Israel tiene también su parte de culpa, pero el enfoque de Alexander, que le atribuye toda la culpa a Israel, va contra la historia y es prejuicioso. Un ejemplo de los sesgos de la autora es su absurda afirmación de que “muchos estudiantes temen expresar su apoyo a los derechos palestinos” por las “tácticas macartistas” empleadas por las organizaciones proisraelíes. ¿Ha estado Alexander alguna vez en un campus, en realidad? En fin: yo he dado clases y conferencias en cientos de campus, y puedo atestiguar que no hay ninguna causa internacional que reciba más atención –mucha más de lo que merece, en comparación con otras causas más acuciantes– que los palestinos.
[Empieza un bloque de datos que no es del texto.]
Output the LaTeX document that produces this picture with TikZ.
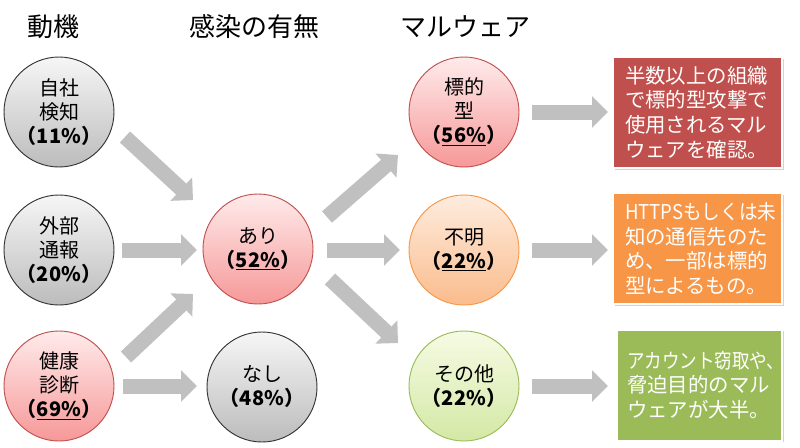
\documentclass[tikz,border=0pt]{standalone}
\usepackage{fontspec}
\setmainfont{Noto Sans CJK JP}
\usepackage{graphicx}
\usepackage{tikz}
\usetikzlibrary{arrows.meta, positioning, calc, shadows}
\definecolor{arrowgray}{RGB}{192, 192, 192}
\definecolor{boxred}{RGB}{192, 80, 77}
\definecolor{boxorange}{RGB}{247, 150, 70}
\definecolor{boxgreen}{RGB}{155, 187, 89}
\definecolor{graytop}{RGB}{246, 246, 246}
\definecolor{graybot}{RGB}{188, 188, 188}
\definecolor{pinktop}{RGB}{255, 235, 235}
\definecolor{pinkbot}{RGB}{246, 152, 152}
\definecolor{orangetop}{RGB}{254, 236, 222}
\definecolor{orangebot}{RGB}{250, 188, 140}
\definecolor{greentop}{RGB}{246, 251, 228}
\definecolor{greenbot}{RGB}{212, 232, 165}

\begin{document}
\begin{tikzpicture}[x=0.75pt, y=-0.75pt,
    colhead/.style={font=\fontsize{19.5}{22}\selectfont},
    ball/.style={circle, minimum size=82.5pt, inner sep=0pt, align=center, line width=0.7pt, font=\fontsize{15}{18}\selectfont},
    grayball/.style={ball, draw=black!80, top color=graytop, bottom color=graybot},
    pinkball/.style={ball, draw=boxred, top color=pinktop, bottom color=pinkbot},
    orangeball/.style={ball, draw=boxorange, top color=orangetop, bottom color=orangebot},
    greenball/.style={ball, draw=boxgreen, top color=greentop, bottom color=greenbot},
    note/.style={rectangle, minimum width=126.75pt, minimum height=83.25pt, text width=108.75pt, align=left, text=white, draw=white, line width=1.5pt, drop shadow={shadow xshift=1.2pt, shadow yshift=-1.2pt, opacity=0.35}, font=\fontsize{15.3}{18.4}\selectfont},
    blk/.style={arrowgray, line width=11.25pt, -{Triangle[length=12pt, width=23.25pt]}}]
    \useasboundingbox (0, 0) rectangle (800, 447);

    % 見出し
    \node[colhead] (motive) at (53, 27) {動機};
    \node[colhead] (infect) at (254, 27) {感染の有無};
    \node[colhead] (malware) at (465, 27) {マルウェア};

    % 動機
    \node[grayball] (jisha) at (59, 112) {自社\\検知\\{\bfseries （11\%）}};
    \node[grayball] (gaibu) at (59, 250) {外部\\通報\\{\bfseries （20\%）}};
    \node[pinkball] (kenko) at (59, 386) {健康\\診断\\{\bfseries （\underline{69\%}）}};

    % 感染の有無
    \node[pinkball] (ari) at (258, 249) {あり\\{\bfseries （\underline{52\%}）}};
    \node[grayball] (nashi) at (262, 387) {なし\\{\bfseries （48\%）}};

    % マルウェア
    \node[pinkball] (hyoteki) at (464, 112) {標的\\型\\{\bfseries （\underline{56\%}）}};
    \node[orangeball] (fumei) at (464, 250) {不明\\{\bfseries （\underline{22\%}）}};
    \node[greenball] (sonota) at (464, 386) {その他\\{\bfseries （22\%）}};

    % 説明
    \node[note, fill=boxred] (noteA) at (697.5, 112.5) {半数以上の組織\\で標的型攻撃で\\使用されるマル\\ウェアを確認。};
    \node[note, fill=boxorange] (noteB) at (697.5, 248.5) {\scalebox{0.91}[1]{HTTPSもしくは未}\\知の通信先のた\\め、一部は標的\\型によるもの。};
    \node[note, fill=boxgreen, minimum width=123.75pt] (noteC) at (699.5, 385) {\scalebox{0.86}[1]{アカウント窃取や、}\\脅迫目的のマル\\ウェアが大半。};

    % 矢印
    \draw[blk] ($(jisha)+(66, 25)$) -- ($(ari)+(-65, -49)$);
    \draw[blk] ($(gaibu)+(63, 0)$) -- ($(ari)+(-61, 1)$);
    \draw[blk] ($(kenko)+(67, -29)$) -- ($(ari)+(-65, 45)$);
    \draw[blk] ($(kenko)+(64, 0)$) -- ($(nashi)+(-65, -1)$);
    \draw[blk] ($(ari)+(69, -32)$) -- ($(hyoteki)+(-66, 43)$);
    \draw[blk] ($(ari)+(69, 1)$) -- ($(fumei)+(-64, 0)$);
    \draw[blk] ($(ari)+(72, 30)$) -- ($(sonota)+(-66, -43)$);
    \foreach \a/\b in {hyoteki/noteA, fumei/noteB, sonota/noteC}
        \draw[blk] ($(\a)+(68, 0)$) -- ($(\a)+(144, 0)$);
\end{tikzpicture}
\end{document}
Son los estudiantes proisraelíes los que son silenciados por temor a bajar de categoría, a que se les nieguen recomendaciones y los eviten sus compañeros. Se ha intentado impedirme que hablara en varios campus, a pesar de que yo defiendo una solución de dos Estados para el conflicto.
Alexander dice que hay una discriminación jurídica contra los israelíes árabes. La realidad es que los israelíes árabes tienen más derechos que los árabes en cualquier lugar del mundo musulmán. Votan libremente, tienen sus propios partidos políticos, hablan abiertamente contra el Gobierno israelí y se benefician de la discriminación positiva en las universidades israelíes. El único derecho del que carecen es el de convertir Israel en otro Estado musulmán gobernado por la ley de la sharía, en lugar de la nación-Estado del pueblo judío gobernado por la ley democrática secular. Eso es lo que la nueva ley del Estado-nación hace cuando niega a los árabes “el derecho a la autodeterminación en Israel”.
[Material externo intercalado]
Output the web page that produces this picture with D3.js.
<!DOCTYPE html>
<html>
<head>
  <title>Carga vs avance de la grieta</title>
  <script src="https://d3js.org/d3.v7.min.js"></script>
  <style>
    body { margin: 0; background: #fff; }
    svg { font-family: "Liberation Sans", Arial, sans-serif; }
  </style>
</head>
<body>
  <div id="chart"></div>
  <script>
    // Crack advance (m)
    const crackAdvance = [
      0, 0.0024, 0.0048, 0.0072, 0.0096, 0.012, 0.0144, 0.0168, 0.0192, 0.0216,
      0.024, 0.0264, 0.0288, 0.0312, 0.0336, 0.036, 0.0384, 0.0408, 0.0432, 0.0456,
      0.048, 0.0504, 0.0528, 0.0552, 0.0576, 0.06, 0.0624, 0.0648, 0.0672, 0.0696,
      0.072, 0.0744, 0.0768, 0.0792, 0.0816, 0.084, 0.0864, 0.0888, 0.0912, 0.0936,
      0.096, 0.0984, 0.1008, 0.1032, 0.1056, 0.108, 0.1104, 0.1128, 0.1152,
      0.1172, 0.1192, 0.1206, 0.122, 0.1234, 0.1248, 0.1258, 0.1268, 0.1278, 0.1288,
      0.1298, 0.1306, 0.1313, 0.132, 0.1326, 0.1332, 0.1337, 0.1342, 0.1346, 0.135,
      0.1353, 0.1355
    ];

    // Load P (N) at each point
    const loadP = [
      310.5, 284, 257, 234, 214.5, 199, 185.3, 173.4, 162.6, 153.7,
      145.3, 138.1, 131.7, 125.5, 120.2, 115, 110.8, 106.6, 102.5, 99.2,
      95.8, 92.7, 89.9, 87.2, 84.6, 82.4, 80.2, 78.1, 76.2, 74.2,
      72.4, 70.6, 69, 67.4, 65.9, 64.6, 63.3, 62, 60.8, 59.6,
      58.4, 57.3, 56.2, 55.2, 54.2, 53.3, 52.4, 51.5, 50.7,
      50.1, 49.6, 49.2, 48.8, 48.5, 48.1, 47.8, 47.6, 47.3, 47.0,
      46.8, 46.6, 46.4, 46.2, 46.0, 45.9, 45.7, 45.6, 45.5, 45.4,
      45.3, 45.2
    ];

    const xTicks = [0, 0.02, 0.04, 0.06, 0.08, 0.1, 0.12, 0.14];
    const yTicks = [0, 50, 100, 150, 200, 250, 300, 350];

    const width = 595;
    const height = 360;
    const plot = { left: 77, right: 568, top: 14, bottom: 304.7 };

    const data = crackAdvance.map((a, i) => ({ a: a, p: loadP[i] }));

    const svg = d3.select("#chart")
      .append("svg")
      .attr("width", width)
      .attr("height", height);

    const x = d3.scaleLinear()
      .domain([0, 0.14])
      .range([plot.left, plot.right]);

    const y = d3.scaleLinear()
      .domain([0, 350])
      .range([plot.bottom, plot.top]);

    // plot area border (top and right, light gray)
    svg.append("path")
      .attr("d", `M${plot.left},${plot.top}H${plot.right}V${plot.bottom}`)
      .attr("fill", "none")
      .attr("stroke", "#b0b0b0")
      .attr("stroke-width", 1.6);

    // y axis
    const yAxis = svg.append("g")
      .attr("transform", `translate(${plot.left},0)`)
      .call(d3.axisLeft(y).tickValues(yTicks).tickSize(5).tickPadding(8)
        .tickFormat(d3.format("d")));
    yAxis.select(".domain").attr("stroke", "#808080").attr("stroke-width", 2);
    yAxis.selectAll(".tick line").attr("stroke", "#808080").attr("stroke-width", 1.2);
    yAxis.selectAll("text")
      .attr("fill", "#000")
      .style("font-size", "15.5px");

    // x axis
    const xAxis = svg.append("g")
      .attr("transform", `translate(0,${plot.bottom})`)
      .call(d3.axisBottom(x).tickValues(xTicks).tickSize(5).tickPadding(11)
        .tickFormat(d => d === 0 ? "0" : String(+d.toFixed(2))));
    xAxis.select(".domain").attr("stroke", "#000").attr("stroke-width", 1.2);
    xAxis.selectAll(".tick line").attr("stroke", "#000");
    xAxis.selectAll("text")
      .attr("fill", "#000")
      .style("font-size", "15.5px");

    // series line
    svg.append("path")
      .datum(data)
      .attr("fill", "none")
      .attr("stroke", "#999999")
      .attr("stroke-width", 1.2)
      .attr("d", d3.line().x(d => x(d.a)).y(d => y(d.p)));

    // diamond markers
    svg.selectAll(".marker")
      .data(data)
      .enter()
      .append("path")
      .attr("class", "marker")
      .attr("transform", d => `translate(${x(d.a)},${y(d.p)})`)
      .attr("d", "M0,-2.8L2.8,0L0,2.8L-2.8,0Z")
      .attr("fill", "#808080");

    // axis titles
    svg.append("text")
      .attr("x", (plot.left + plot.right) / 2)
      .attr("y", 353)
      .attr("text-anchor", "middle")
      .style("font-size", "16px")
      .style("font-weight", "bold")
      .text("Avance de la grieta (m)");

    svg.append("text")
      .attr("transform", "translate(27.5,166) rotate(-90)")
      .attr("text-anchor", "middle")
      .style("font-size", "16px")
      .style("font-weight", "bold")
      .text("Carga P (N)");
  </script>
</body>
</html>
Alexander condena que se estén “demoliendo las casas palestinas” sin mencionar que esas son casas de terroristas que asesinan a bebés judíos, mujeres y hombres. Se lamenta de los muertos en Gaza –a la que se refiere como territorio “ocupado”, a pesar de que se marcharon todos los soldados y colonos israelíes en 2005– sin mencionar que muchos de esos muertos eran escudos humanos y que desde detrás de ellos los terroristas de Hamás lanzan cohetes a los civiles israelíes. Dice que hay “calles sólo para los judíos”, que es una rotunda mentira. Dice que hay carreteras en los territorios disputados que están restringidas para los coches con matrícula israelí, pero es por motivos de seguridad. Pero esas carreteras están abiertas a todos los israelíes, incluidos los musulmanes, los drusos, los cristianos, los zoroastras y las personas sin confesión religiosa. Pero como Martin Luther King, Jr. nos recordó, cuando repites una mentira con la suficiente frecuencia, la gente la cree.
El aspecto más indignante de la larga diatriba de Alexander es que diga que se inspiró en Martin Luther King para escribirlo. Martin Luther King era un firme sionista, que dijo célebremente: “Cuando la gente critica a los sionistas, se refieren a los judíos. Son palabras antisemitas”. A Martin Luther King le habría disgustado el ataque sesgado de Alexander contra la nación-Estado del pueblo judío, y especialmente el mal uso de su buen nombre para apoyar la intolerancia antiisraelí.